**Task to complete:** Write out each line from the data below that includes the word "with".

**Data provided:**
···
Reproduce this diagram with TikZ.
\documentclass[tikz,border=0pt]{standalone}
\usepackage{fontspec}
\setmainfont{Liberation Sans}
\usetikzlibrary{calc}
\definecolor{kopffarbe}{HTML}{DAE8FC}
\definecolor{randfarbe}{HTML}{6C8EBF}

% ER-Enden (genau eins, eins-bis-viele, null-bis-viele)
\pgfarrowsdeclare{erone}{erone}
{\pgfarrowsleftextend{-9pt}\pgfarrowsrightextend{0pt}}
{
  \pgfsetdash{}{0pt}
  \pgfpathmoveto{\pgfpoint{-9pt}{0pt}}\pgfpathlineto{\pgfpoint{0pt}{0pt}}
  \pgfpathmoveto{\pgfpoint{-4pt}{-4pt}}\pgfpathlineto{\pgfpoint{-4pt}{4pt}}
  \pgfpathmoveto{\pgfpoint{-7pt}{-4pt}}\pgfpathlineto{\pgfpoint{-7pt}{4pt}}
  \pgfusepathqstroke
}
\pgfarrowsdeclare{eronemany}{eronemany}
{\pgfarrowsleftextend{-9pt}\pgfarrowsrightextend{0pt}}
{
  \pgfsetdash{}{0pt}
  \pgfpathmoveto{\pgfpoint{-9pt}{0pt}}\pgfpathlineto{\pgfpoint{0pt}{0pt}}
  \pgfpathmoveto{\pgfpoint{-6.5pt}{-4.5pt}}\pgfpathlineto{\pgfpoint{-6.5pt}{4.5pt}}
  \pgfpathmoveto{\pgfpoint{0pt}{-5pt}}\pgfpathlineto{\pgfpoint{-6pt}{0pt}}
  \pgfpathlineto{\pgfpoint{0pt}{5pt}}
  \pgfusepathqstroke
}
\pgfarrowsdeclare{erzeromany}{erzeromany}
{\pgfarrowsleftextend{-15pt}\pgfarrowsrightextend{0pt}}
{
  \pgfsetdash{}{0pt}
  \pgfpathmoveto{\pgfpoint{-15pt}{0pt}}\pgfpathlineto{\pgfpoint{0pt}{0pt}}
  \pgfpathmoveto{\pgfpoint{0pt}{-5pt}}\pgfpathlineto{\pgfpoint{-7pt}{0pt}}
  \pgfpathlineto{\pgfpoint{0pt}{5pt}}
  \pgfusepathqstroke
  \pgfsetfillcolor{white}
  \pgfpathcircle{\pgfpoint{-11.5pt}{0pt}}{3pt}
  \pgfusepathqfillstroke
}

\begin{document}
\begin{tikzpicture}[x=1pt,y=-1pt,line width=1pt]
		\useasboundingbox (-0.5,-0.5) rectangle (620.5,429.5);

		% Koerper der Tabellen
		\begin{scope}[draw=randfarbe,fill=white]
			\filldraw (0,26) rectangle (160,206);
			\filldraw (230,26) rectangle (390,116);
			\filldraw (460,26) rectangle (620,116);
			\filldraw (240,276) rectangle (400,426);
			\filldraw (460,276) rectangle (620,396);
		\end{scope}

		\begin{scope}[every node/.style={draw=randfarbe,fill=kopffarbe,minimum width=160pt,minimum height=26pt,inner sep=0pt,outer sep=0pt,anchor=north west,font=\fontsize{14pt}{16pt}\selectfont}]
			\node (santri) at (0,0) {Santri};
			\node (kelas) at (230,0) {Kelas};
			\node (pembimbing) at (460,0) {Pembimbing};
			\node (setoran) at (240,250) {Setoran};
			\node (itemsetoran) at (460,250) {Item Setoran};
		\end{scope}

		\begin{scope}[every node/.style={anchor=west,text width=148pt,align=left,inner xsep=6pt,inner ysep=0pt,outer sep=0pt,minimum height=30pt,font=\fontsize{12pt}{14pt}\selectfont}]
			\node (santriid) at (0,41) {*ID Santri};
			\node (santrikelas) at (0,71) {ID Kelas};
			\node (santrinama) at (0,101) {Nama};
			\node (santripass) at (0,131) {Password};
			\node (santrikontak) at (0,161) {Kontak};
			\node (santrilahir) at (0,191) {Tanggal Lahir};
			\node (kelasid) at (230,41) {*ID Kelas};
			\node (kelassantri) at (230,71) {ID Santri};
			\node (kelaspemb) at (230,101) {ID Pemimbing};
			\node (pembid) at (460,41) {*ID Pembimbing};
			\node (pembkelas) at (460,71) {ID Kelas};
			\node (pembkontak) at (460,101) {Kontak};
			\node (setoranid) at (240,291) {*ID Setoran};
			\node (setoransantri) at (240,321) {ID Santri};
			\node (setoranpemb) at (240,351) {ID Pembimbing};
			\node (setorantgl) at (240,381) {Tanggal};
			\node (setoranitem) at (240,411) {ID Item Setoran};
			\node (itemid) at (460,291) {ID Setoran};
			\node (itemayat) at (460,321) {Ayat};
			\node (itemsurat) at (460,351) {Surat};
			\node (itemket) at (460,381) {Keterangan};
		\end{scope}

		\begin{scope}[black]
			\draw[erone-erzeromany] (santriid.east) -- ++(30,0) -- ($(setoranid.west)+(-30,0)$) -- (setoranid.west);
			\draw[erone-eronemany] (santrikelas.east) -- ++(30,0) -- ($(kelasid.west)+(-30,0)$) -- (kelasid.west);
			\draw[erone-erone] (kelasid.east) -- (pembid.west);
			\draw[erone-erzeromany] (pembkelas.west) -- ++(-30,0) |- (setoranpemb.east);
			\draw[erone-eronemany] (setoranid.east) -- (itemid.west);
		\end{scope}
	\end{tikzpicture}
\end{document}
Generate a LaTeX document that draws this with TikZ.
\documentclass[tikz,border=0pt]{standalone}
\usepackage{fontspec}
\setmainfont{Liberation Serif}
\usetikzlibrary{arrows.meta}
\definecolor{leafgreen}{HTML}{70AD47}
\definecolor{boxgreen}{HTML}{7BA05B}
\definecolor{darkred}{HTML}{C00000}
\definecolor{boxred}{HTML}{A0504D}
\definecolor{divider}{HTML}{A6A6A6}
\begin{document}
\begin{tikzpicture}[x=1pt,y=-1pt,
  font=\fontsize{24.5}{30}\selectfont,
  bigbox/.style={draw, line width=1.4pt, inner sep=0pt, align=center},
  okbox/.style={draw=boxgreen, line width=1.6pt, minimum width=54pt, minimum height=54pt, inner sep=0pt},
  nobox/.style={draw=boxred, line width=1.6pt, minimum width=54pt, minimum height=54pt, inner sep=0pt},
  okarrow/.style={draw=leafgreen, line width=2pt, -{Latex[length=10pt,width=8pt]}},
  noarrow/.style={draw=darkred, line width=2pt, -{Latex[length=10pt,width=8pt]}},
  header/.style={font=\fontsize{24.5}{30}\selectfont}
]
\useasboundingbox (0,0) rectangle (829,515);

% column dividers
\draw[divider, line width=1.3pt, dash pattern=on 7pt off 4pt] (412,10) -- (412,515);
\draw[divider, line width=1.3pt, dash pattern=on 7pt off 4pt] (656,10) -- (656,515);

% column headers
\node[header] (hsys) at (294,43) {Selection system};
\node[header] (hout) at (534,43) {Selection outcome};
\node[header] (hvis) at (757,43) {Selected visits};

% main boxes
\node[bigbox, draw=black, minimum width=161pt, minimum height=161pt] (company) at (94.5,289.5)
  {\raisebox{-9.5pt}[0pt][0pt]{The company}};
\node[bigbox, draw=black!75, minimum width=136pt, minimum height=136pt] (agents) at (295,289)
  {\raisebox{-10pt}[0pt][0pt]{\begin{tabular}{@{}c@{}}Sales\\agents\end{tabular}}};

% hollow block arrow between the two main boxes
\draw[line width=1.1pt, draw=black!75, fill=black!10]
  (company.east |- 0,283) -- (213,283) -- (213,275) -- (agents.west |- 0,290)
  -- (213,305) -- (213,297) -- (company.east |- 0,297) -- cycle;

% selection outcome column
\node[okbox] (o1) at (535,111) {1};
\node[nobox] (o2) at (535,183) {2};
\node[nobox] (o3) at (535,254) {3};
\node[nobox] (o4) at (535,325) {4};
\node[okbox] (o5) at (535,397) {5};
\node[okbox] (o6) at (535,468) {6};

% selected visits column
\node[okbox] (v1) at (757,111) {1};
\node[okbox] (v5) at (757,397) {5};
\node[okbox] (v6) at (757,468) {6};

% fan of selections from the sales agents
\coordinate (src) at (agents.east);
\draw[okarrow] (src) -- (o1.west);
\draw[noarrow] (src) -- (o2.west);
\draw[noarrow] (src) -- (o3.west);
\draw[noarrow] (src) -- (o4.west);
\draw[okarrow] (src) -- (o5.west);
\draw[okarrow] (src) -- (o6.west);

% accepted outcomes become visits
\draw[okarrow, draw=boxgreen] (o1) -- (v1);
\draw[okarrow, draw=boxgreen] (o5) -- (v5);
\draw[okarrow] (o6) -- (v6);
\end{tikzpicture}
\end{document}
···
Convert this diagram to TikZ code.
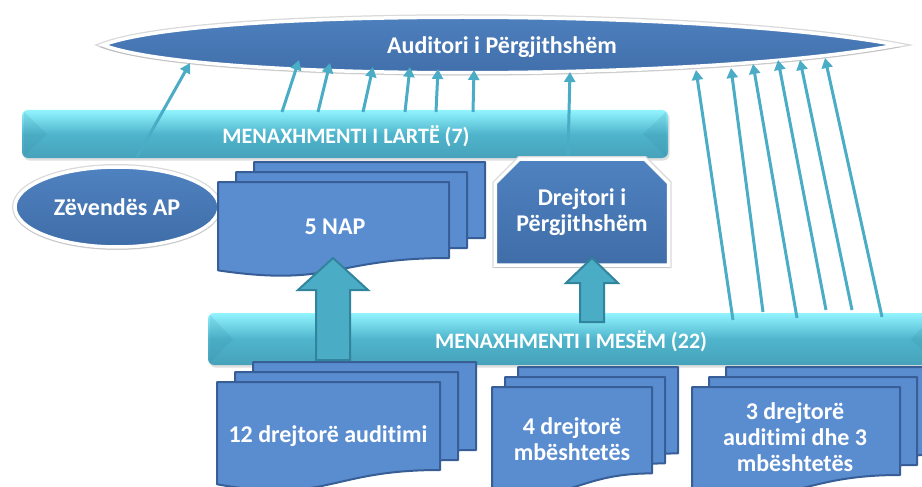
···
**Result of the exercise:**
Reproduce this diagram with TikZ.
Generate a LaTeX document that draws this with TikZ.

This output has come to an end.